For some, the bigger the pumpkin, the better. The large versions are great for carving but may not be so good for eating–if you plan to make pumpkin bread, pumpkin pie, or even pumpkin cheesecake to celebrate National Pumpkin Day, you may be better off using the flesh of a smaller, grown-to-eat variety rather than the carving type.
Some will enjoy the prep process of using fresh, not-canned pumpkin in their seasonal dishes but if you are pressed for time, it’s best to use the canned variety for consistency and speed.
There are many recipes calling for pumpkin; if you use canned, remember that in the store you’ll find cans with about 15 ounces of pumpkin puree or roughly two cups worth. A typical, average-sized pumpkin may also contain two cups worth of potential pumpkin puree.
If you want to compost a carved pumpkin or its innards after October ends, be sure to remove any non-pumpkin remainders such as candles or decorations, then you can chop it up and put it into a composter or in an isolated spot under a pile of leaves.
If you choose to use the pile of leaves method, be sure the pumpkin is well away from common areas as the decomposition process may be a bit pungent.
According to the University of Illinois Extension, there are many different types of pumpkin to choose from.

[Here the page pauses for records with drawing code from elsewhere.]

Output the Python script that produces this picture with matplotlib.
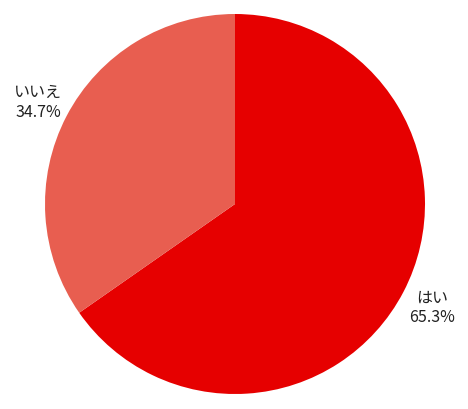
import matplotlib
matplotlib.use("Agg")
import matplotlib.pyplot as plt

categories = ["はい", "いいえ"]
values = [65.3, 34.7]
colors = ["#E60000", "#E85E50"]

plt.rcParams['font.family'] = ['Noto Sans CJK JP', 'DejaVu Sans']

fig = plt.figure(figsize=(4.68, 4.10), dpi=100)
ax = fig.add_axes([0, 0, 1, 1])

labels = [f"{c}\n{v:.1f}%" for c, v in zip(categories, values)]
wedges, texts = ax.pie(values, labels=labels, colors=colors, startangle=90,
                       counterclock=False, center=(235, 205), radius=190,
                       labeldistance=1.17, frame=True,
                       textprops=dict(fontsize=11.5, color="#222222", linespacing=1.2),
                       wedgeprops=dict(linewidth=0))
for t in texts:
    t.set_horizontalalignment('center')
    t.set_verticalalignment('center')
ax.set_xlim(0, 468)
ax.set_ylim(0, 410)
ax.set_aspect('equal')
ax.axis('off')
fig.savefig("out.png", dpi=100)
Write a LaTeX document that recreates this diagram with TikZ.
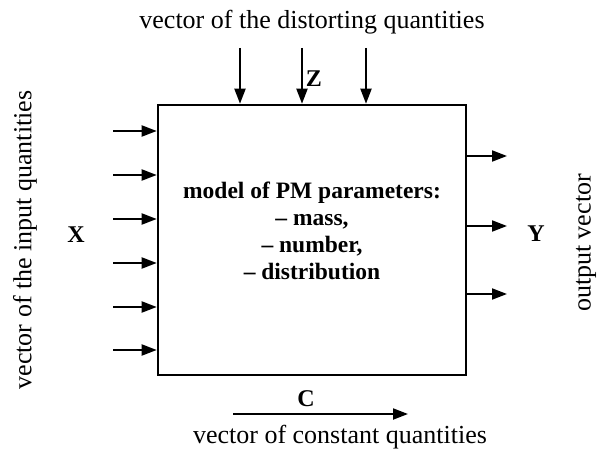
\documentclass[tikz,border=0pt]{standalone}
\usepackage{fontspec}
\setmainfont{Liberation Serif}
\usetikzlibrary{arrows.meta}
\begin{document}
\begin{tikzpicture}[x=1pt,y=-1pt,
  arr/.style={line width=2pt,-{Triangle[length=15pt,width=11pt]}},
  lbl/.style={font=\fontsize{26}{30}\selectfont,inner sep=0pt},
  sym/.style={font=\fontsize{24}{28}\selectfont\bfseries,inner sep=0pt},
  boxstyle/.style={draw,line width=2.6pt,minimum width=308pt,minimum height=270pt,inner sep=0pt}]
\useasboundingbox (0,0) rectangle (603,452);
\node[boxstyle] (box) at (312,240) {};
\node[font=\fontsize{23.5}{27}\selectfont\bfseries,align=center,inner sep=0pt] (model) at (312,231)
  {model of PM parameters:\\ – mass,\\ – number,\\ – distribution};
% inputs
\foreach \i/\y in {1/131,2/175,3/219,4/263,5/307,6/350}{
  \coordinate (in\i) at (113,\y);
  \draw[arr] (in\i) -- (in\i -| box.west);
}
% top
\foreach \i/\x in {1/240,2/302,3/366}{
  \coordinate (t\i) at (\x,48);
  \draw[arr] (t\i) -- (t\i |- box.north);
}
% right
\foreach \i/\y in {1/156,2/226,3/294}{
  \coordinate (r\i) at (507,\y);
  \draw[arr] (r\i -| box.east) -- (r\i);
}
% bottom
\coordinate (c1) at (233,414);
\coordinate (c2) at (408,414);
\draw[arr] (c1) -- (c2);
\node[lbl] (top) at (312,22) {vector of the distorting quantities};
\node[lbl] (bot) at (340,437) {vector of constant quantities};
\node[lbl,rotate=90] (left) at (25,240) {vector of the input quantities};
\node[lbl,rotate=90] (right) at (586,243) {output vector};
\node[sym] (X) at (76,235) {X};
\node[sym] (Y) at (536,234) {Y};
\node[sym] (Z) at (314,79) {Z};
\node[sym] (C) at (306,399) {C};
\end{tikzpicture}
\end{document}
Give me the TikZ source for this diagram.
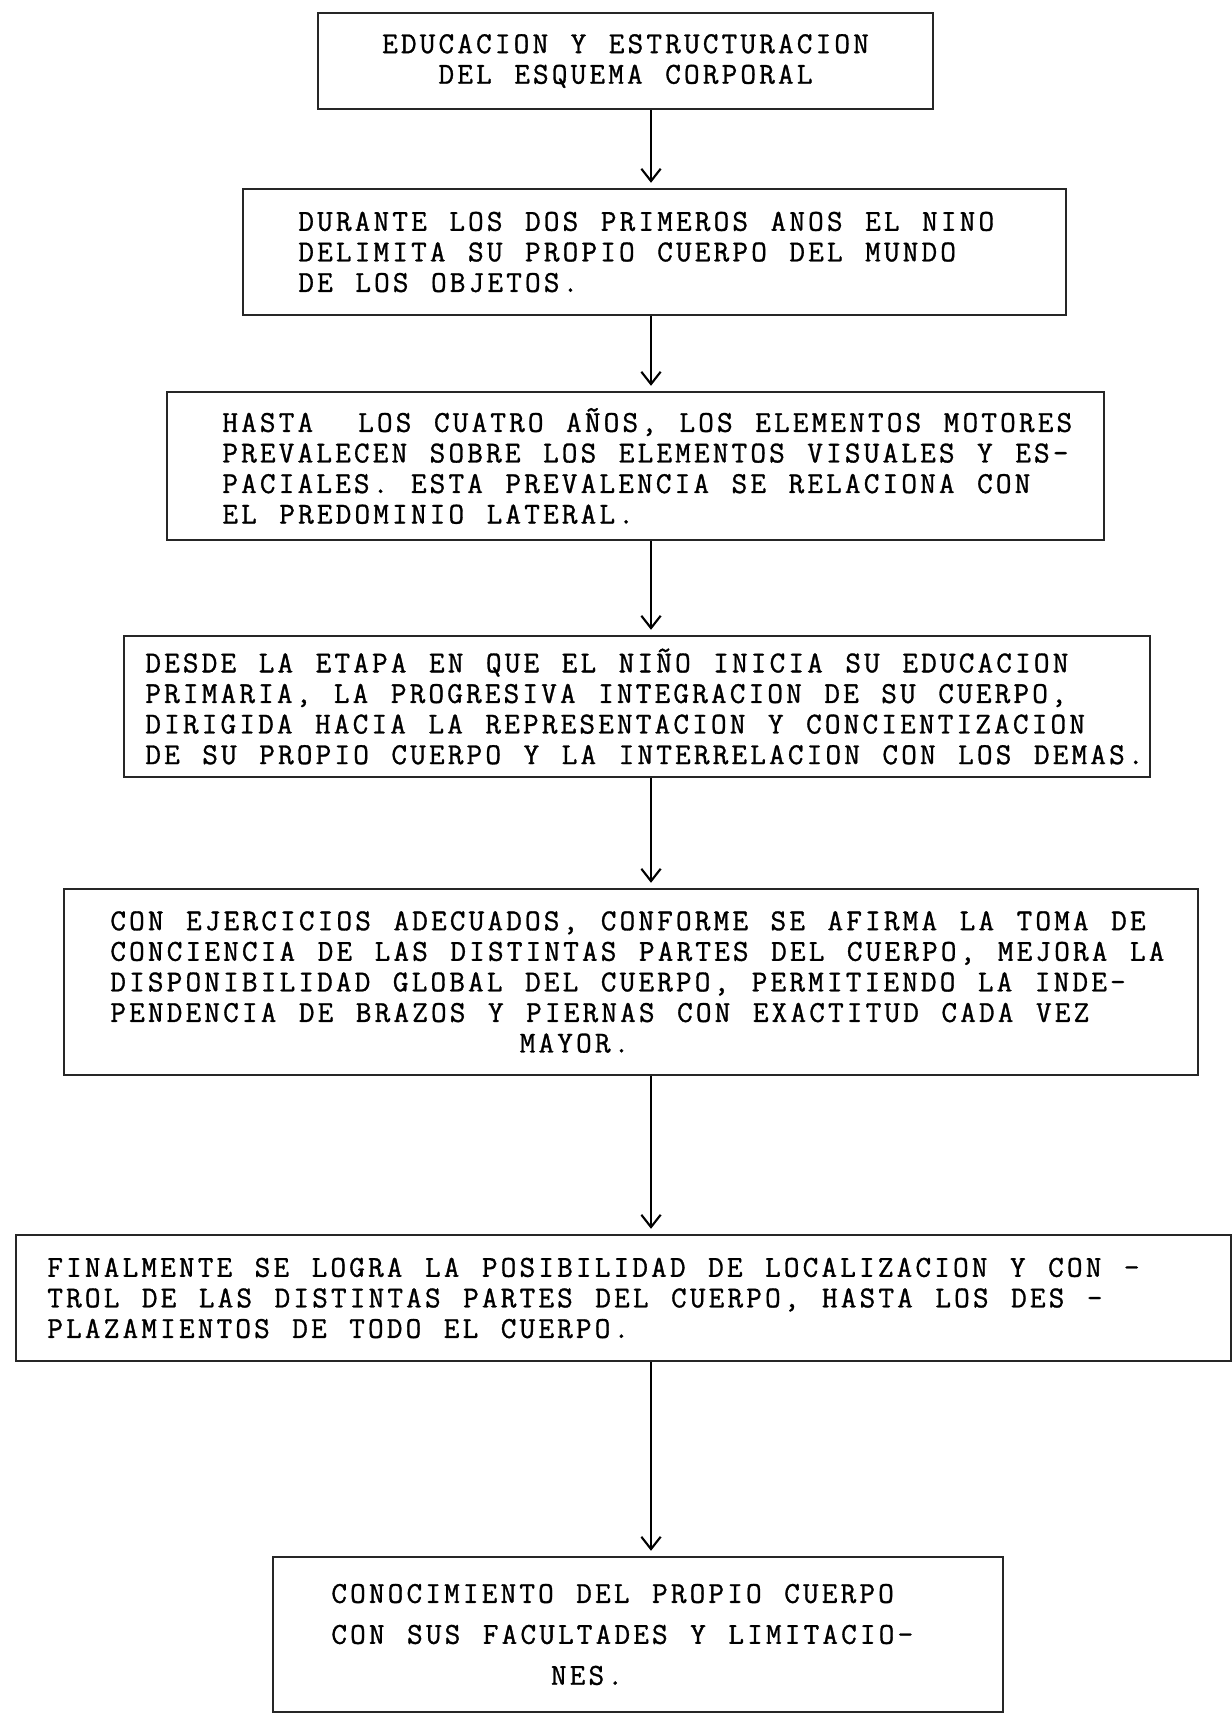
\documentclass[tikz,border=0pt]{standalone}
\usepackage{fontspec}
\usepackage{tikz}
\usetikzlibrary{arrows.meta}

\newfontfamily\maquinafam{Latin Modern Mono}[LetterSpace=10.35,WordSpace=1.197,FakeBold=1]
\newcommand{\maquina}{\maquinafam\fontsize{17.3}{17.4}\selectfont}
\newcommand{\maquinaamplia}{\maquinafam\fontsize{17.3}{23.3}\selectfont}

\begin{document}
\frenchspacing
\begin{tikzpicture}[x=0.02cm,y=-0.02cm,
		caja/.style={rectangle,draw=black!85,line width=1.1pt},
		texto/.style={inner sep=0pt,anchor=west,align=left,font=\maquina},
		flecha/.style={-{Straight Barb[length=7pt,width=11pt]},line width=1.2pt,shorten >=3pt}]
		
			\useasboundingbox (0,0) rectangle (1231,1714);
			
			\node[caja,minimum width=12.3cm,minimum height=1.92cm] (b1) at (625.5,61) {};
			\node[caja,minimum width=16.46cm,minimum height=2.52cm] (b2) at (654.5,252) {};
			\node[caja,minimum width=18.74cm,minimum height=2.96cm] (b3) at (635.5,466) {};
			\node[caja,minimum width=20.52cm,minimum height=2.82cm] (b4) at (637,706.5) {};
			\node[caja,minimum width=22.68cm,minimum height=3.72cm] (b5) at (631,982) {};
			\node[caja,minimum width=24.3cm,minimum height=2.52cm] (b6) at (623.5,1298) {};
			\node[caja,minimum width=14.6cm,minimum height=3.1cm] (b7) at (638,1634.5) {};
			
			\node[texto,anchor=center,align=center] (t1) at (625.5,61) {EDUCACION Y ESTRUCTURACION\\DEL ESQUEMA CORPORAL};
			\node[texto] (t2) at (298,252) {DURANTE LOS DOS PRIMEROS ANOS EL NINO\\DELIMITA SU PROPIO CUERPO DEL MUNDO\\DE LOS OBJETOS.};
			\node[texto] (t3) at (222,466) {HASTA\ \ LOS CUATRO AÑOS, LOS ELEMENTOS MOTORES\\PREVALECEN SOBRE LOS ELEMENTOS VISUALES Y ES-\\PACIALES. ESTA PREVALENCIA SE RELACIONA CON\\EL PREDOMINIO LATERAL.};
			\node[texto] (t4) at (145,706.5) {DESDE LA ETAPA EN QUE EL NIÑO INICIA SU EDUCACION\\PRIMARIA, LA PROGRESIVA INTEGRACION DE SU CUERPO,\\DIRIGIDA HACIA LA REPRESENTACION Y CONCIENTIZACION\\DE SU PROPIO CUERPO Y LA INTERRELACION CON LOS DEMAS.};
			\node[texto] (t5) at (110,982) {CON EJERCICIOS ADECUADOS, CONFORME SE AFIRMA LA TOMA DE\\CONCIENCIA DE LAS DISTINTAS PARTES DEL CUERPO, MEJORA LA\\DISPONIBILIDAD GLOBAL DEL CUERPO, PERMITIENDO LA INDE-\\PENDENCIA DE BRAZOS Y PIERNAS CON EXACTITUD CADA VEZ\\\hspace*{233pt}MAYOR.};
			\node[texto] (t6) at (47,1298) {FINALMENTE SE LOGRA LA POSIBILIDAD DE LOCALIZACION Y CON -\\TROL DE LAS DISTINTAS PARTES DEL CUERPO, HASTA LOS DES -\\PLAZAMIENTOS DE TODO EL CUERPO.};
			\node[texto,font=\maquinaamplia] (t7) at (331,1634.5) {CONOCIMIENTO DEL PROPIO CUERPO\\CON SUS FACULTADES Y LIMITACIO-\\\hspace*{125pt}NES.};
			
			\coordinate (eje) at (651,0);
			\draw[flecha] (b1.south -| eje) -- (b2.north -| eje);
			\draw[flecha] (b2.south -| eje) -- (b3.north -| eje);
			\draw[flecha] (b3.south -| eje) -- (b4.north -| eje);
			\draw[flecha] (b4.south -| eje) -- (b5.north -| eje);
			\draw[flecha] (b5.south -| eje) -- (b6.north -| eje);
			\draw[flecha] (b6.south -| eje) -- (b7.north -| eje);
		
		\end{tikzpicture}
\end{document}
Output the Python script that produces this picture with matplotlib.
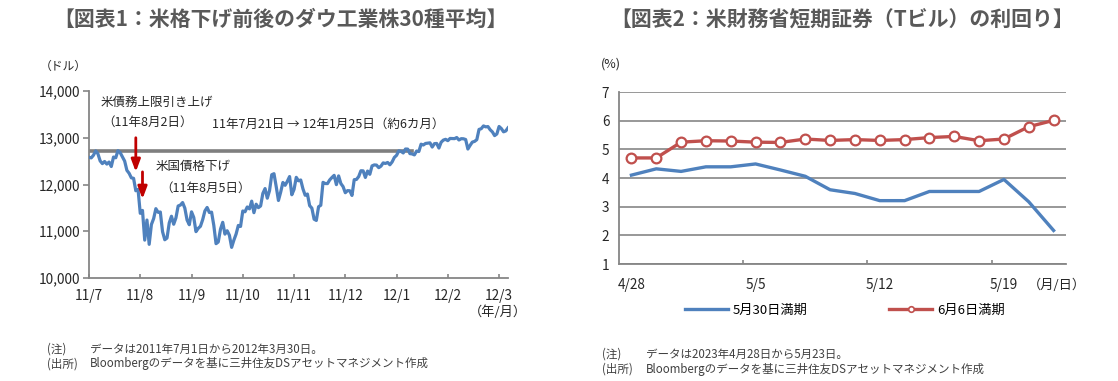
import matplotlib.pyplot as plt
from matplotlib.lines import Line2D
from matplotlib.ticker import FuncFormatter
import numpy as np

plt.rcParams['font.family'] = ['Noto Sans CJK JP', 'DejaVu Sans']

# --- chart 1 data: Dow Jones Industrial Average, daily close, 2011/7/1 - 2012/3/30
dow_jul = [12582, 12569, 12626, 12719, 12657, 12505, 12447, 12492, 12437, 12480,
           12385, 12587, 12572, 12724, 12681, 12592, 12501, 12303, 12240, 12143]
dow_aug = [12132, 11866, 11897, 11384, 11445, 10810, 11240, 10720, 11144, 11270,
           11483, 11406, 11411, 10991, 10818, 10855, 11177, 11321, 11150, 11285,
           11540, 11560, 11614]
dow_sep = [11494, 11240, 11140, 11415, 11296, 10992, 11062, 11106, 11247, 11434,
           11509, 11401, 11408, 11125, 10734, 10771, 11044, 11191, 10939, 11011,
           10913]
dow_oct = [10655, 10809, 10940, 11124, 11103, 11433, 11416, 11519, 11479, 11644,
           11397, 11578, 11505, 11541, 11809, 11913, 11707, 11869, 12209, 12231,
           11955]
dow_nov = [11658, 11836, 12044, 11983, 12069, 12170, 11781, 11894, 12153, 12079,
           12096, 11906, 11770, 11796, 11548, 11494, 11258, 11231, 11524, 11556,
           12046]
dow_dec = [12021, 12019, 12098, 12150, 12196, 11997, 12184, 12021, 11955, 11824,
           11869, 11866, 11766, 12103, 12108, 12169, 12294, 12292, 12151, 12288,
           12218]
dow_jan = [12398, 12419, 12415, 12360, 12393, 12462, 12450, 12471, 12422, 12482,
           12579, 12624, 12720, 12709, 12675, 12759, 12757, 12660, 12654, 12633]
dow_feb = [12716, 12705, 12862, 12845, 12878, 12884, 12891, 12801, 12874, 12878,
           12780, 12904, 12950, 12966, 12938, 12985, 12983, 12981, 13005, 12952]
dow_mar = [12980, 12978, 12962, 12759, 12837, 12907, 12922, 12959, 13178, 13194,
           13253, 13233, 13239, 13171, 13125, 13046, 13081, 13241, 13197, 13127,
           13145, 13212]
dow = dow_jul + dow_aug + dow_sep + dow_oct + dow_nov + dow_dec + dow_jan + dow_feb + dow_mar

dow_tick_idx = [0, 23, 46, 69, 92, 115, 138, 161, 184]
dow_tick_labels = ['11/7', '11/8', '11/9', '11/10', '11/11', '11/12', '12/1', '12/2', '12/3']

ref_level = 12724          # 2011/7/21 close
ref_span = [0, 145]        # drawn until the index recovered it (2012/1/25)
arrow_idx = [21, 24]       # 8/2, 8/5
arrow_top = [13000, 12270]
arrow_tip = [12270, 11690]

# --- chart 2 data: T-bill yields
tb_dates = ['4/28', '5/1', '5/2', '5/3', '5/4', '5/5', '5/8', '5/9', '5/10',
            '5/11', '5/12', '5/15', '5/16', '5/17', '5/18', '5/19', '5/22', '5/23']
may30 = [4.10, 4.32, 4.23, 4.39, 4.39, 4.49, 4.28, 4.06, 3.59,
         3.46, 3.21, 3.21, 3.53, 3.53, 3.53, 3.95, 3.17, 2.17]
jun6 = [4.70, 4.70, 5.25, 5.30, 5.29, 5.25, 5.24, 5.36, 5.31,
        5.34, 5.31, 5.34, 5.41, 5.45, 5.30, 5.36, 5.79, 6.01]

W, H = 1118, 381
fig = plt.figure(figsize=(W / 100, H / 100), dpi=100)


def box(l, t, r, b):
    return [l / W, 1 - b / H, (r - l) / W, (b - t) / H]


def px(x, y):
    return x / W, 1 - y / H


blue = '#4F81BD'
red = '#C0504D'
axis_gray = '#868686'
txt = '#262626'

# ---------------- chart 1
ax1 = fig.add_axes(box(89, 91, 508, 278))
x = np.arange(len(dow))
ax1.plot(ref_span, [ref_level, ref_level], color='#7F7F7F', lw=2.6, zorder=2)
ax1.plot(x, dow, color=blue, lw=2.3, zorder=3)
ax1.set_xlim(0, len(dow) - 1)
ax1.set_ylim(10000, 14000)
ax1.set_yticks([10000, 11000, 12000, 13000, 14000])
ax1.yaxis.set_major_formatter(FuncFormatter(lambda v, p: f'{int(v):,}'))
ax1.set_xticks(dow_tick_idx, dow_tick_labels)
for s in ['top', 'right']:
    ax1.spines[s].set_visible(False)
for s in ['left', 'bottom']:
    ax1.spines[s].set_color(axis_gray)
    ax1.spines[s].set_linewidth(1.3)
ax1.tick_params(axis='y', direction='out', length=4, color=axis_gray, width=1.2,
                labelsize=9.8, pad=2, labelcolor=txt)
ax1.tick_params(axis='x', direction='in', length=3, color=axis_gray, width=1.2,
                labelsize=9.8, pad=8, labelcolor=txt)

for i, t0, t1 in zip(arrow_idx, arrow_top, arrow_tip):
    ax1.annotate('', xy=(i, t1), xytext=(i, t0),
                 arrowprops=dict(arrowstyle='-|>,head_width=0.3,head_length=0.8',
                                 color='#C00000', lw=2.0, shrinkA=0, shrinkB=0,
                                 mutation_scale=9), zorder=4)

fig.text(*px(101, 102), '米債務上限引き上げ', fontsize=9, color=txt, va='center')
fig.text(*px(102, 122), '（11年8月2日）', fontsize=9, color=txt, va='center')
fig.text(*px(212, 124), '11年7月21日 → 12年1月25日（約6カ月）', fontsize=9, color=txt, va='center')
fig.text(*px(156, 166), '米国債格下げ', fontsize=9, color=txt, va='center')
fig.text(*px(160, 188), '（11年8月5日）', fontsize=9, color=txt, va='center')

fig.text(*px(280, 19), '【図表1：米格下げ前後のダウ工業株30種平均】', fontsize=15,
         fontweight='bold', color='#595959', ha='center', va='center')
fig.text(*px(63, 66), '（ドル）', fontsize=8.5, color=txt, ha='center', va='center')
fig.text(*px(498, 312), '（年/月）', fontsize=9.5, color=txt, ha='center', va='center')

fig.text(*px(47, 349), '(注)', fontsize=8.3, color='#404040', va='center')
fig.text(*px(90, 349), 'データは2011年7月1日から2012年3月30日。', fontsize=8.3, color='#404040', va='center')
fig.text(*px(47, 364), '(出所)', fontsize=8.3, color='#404040', va='center')
fig.text(*px(90, 364), 'Bloombergのデータを基に三井住友DSアセットマネジメント作成', fontsize=8.3,
         color='#404040', va='center')

# ---------------- chart 2
ax2 = fig.add_axes(box(619, 92, 1066, 264))
xr = np.arange(len(tb_dates))
ax2.plot(xr, may30, color=blue, lw=2.4, zorder=3)
ax2.plot(xr, jun6, color=red, lw=2.4, marker='o', ms=7, mfc='white', mec=red,
         mew=1.6, zorder=4)
ax2.set_xlim(-0.5, len(tb_dates) - 0.5)
ax2.set_ylim(1, 7)
ax2.set_yticks(range(1, 8))
ax2.yaxis.grid(True, color=axis_gray, lw=1.2)
ax2.set_axisbelow(True)
lab_idx = [0, 5, 10, 15]
ax2.set_xticks(lab_idx, [tb_dates[i] for i in lab_idx])
ax2.set_xticks([4.5, 9.5, 14.5], minor=True)
for s in ['top', 'right']:
    ax2.spines[s].set_visible(False)
for s in ['left', 'bottom']:
    ax2.spines[s].set_color(axis_gray)
    ax2.spines[s].set_linewidth(1.3)
ax2.tick_params(axis='y', length=0, labelsize=9.8, pad=7, labelcolor=txt)
ax2.tick_params(axis='x', which='major', length=0, labelsize=9.8, pad=10, labelcolor=txt)
ax2.tick_params(axis='x', which='minor', direction='in', length=3, color=axis_gray, width=1.2)

handles = [Line2D([], [], color=blue, lw=2.4),
           Line2D([], [], color=red, lw=2.4, marker='o', ms=4, mfc='white', mec=red, mew=1.2)]
fig.legend(handles, ['5月30日満期', '6月6日満期'], loc='center', ncol=2,
           bbox_to_anchor=px(845, 310), frameon=False, fontsize=9.5,
           handlelength=3.2, handletextpad=0.4, columnspacing=6.2)

fig.text(*px(842, 19), '【図表2：米財務省短期証券（Tビル）の利回り】', fontsize=15,
         fontweight='bold', color='#595959', ha='center', va='center')
fig.text(*px(611, 64), '(%)', fontsize=9, color=txt, ha='center', va='center')
fig.text(*px(1057, 285), '（月/日）', fontsize=9.5, color=txt, ha='center', va='center')

fig.text(*px(602, 354), '(注)', fontsize=8.3, color='#404040', va='center')
fig.text(*px(646, 354), 'データは2023年4月28日から5月23日。', fontsize=8.3, color='#404040', va='center')
fig.text(*px(602, 369), '(出所)', fontsize=8.3, color='#404040', va='center')
fig.text(*px(646, 369), 'Bloombergのデータを基に三井住友DSアセットマネジメント作成', fontsize=8.3,
         color='#404040', va='center')

fig.savefig('out.png', dpi=100)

They include, but are definitely not limited to:
- Baby Bear
- Small Sugar or New England Pie (this is the traditional pumpkin pie pumpkin)
- Sugar Treat
- Winter Luxury
- Standard Orange
- Autumn Gold
- Funny Face
- Harvest Moon
- Young’s Beauty
Scientists believe that pumpkins started growing in North America some nine thousand years ago, with the oldest seeds thought to be from Mexico, dating back to as early as 5550 B.C.
One of the biggest, if not THE biggest, pumpkins in the world was grown in October of 2017, weighing more than 2,500 pounds.
Some estimate there are well over a billion and a half pumpkins grown in the USA alone each year. But others estimate that some 95% of all pumpkins grown in the United States come from a single location; Morton, Illinois.
How both bits of trivia can be true at the same time isn’t clear, but competing sources claim Morton is responsible for a very large proportion of CANNED pumpkin, not necessarily freshly harvested.
According to the University of Southern California, “pumpkin” has its roots in the word “peopon,” which is Greek for “large melon”. In French, the word is pompom, and in the parlance of the U.K. it was referred to as a pumpion. Americans seem to be responsible for the popularity of the word “pumpkin”.
There are many pumpkin varieties. Not all of them are suitable for carving, and not all suitable for carving are good to eat.
Pumpkin, Pumpkin Bend, Pumpkin Center, Pumpkin Hill, Pumpkin Hollow, Pumpkin Hook, Pumpkintown are some of the many cities and towns in the U.S.